Culture fit or culture add?

Once you’ve got a few personas written down, you’ll notice one thing… all of the traits about this person fit into your existing view of the business you’re hiring for.

And that’s great, as that was the task.

But you’ll elevate yourself as a recruiter if you can build in culture add.

Does your client need a more diverse talent pool? (Yes, probably). Do they need different thinkers? Are they limiting themselves in one particular area? Could they be better hirers? Better employers?

Here’s a hint: yes, they could.

Constructing an Advert

If you’re the type of recruiter who doesn’t write ads, look away now. This part isn’t for you. But before you go, know this… you don’t know who you’ll miss out, if you never try to attract them.

Writing ads isn’t the monotonous drab affair you were taught at the beginning of your career either. It should be fun.

You have the perfect opportunity to let your ‘dream candidate’ find you, with a bit of witty prose. And this is how…

First, imagine the person you’ve created the persona for above. And now, write to them and only them.

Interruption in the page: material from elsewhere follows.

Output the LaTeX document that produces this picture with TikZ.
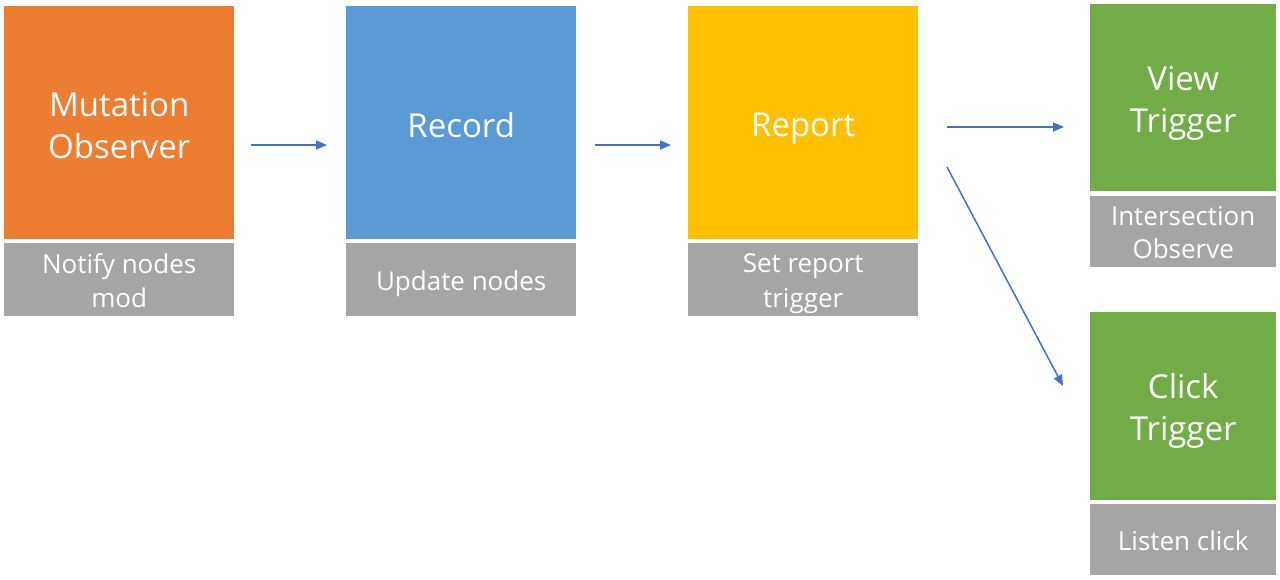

Imagine them on the other side of the screen reading this alone. You’ll need a catchy opener to get their attention, and frankly, not much will beat using their job title.

And try to use ‘self-qualifying copy’ along the way. So, let’s say you’re hiring for a German speaker… write the ad in German. And you’ll know, by and large, everyone applying will speak the language.

Or, let’s say you want a C++ Engineer. If you start your ad by writing:

“Hey, you, C++ Engineer…”

You know for a fact everyone reading past the 3rd word of your ad will in fact be a C++ Engineer.

The rest of the ad’s a doddle. All you have to do is point out all the great things about this job, and why the person reading it would be utterly bonkers not to find out more. You can throw in jokes, puns, memes… whatever you want.

But have fun with it, and you’ll be amazed at how many of the right applications fall on your lap.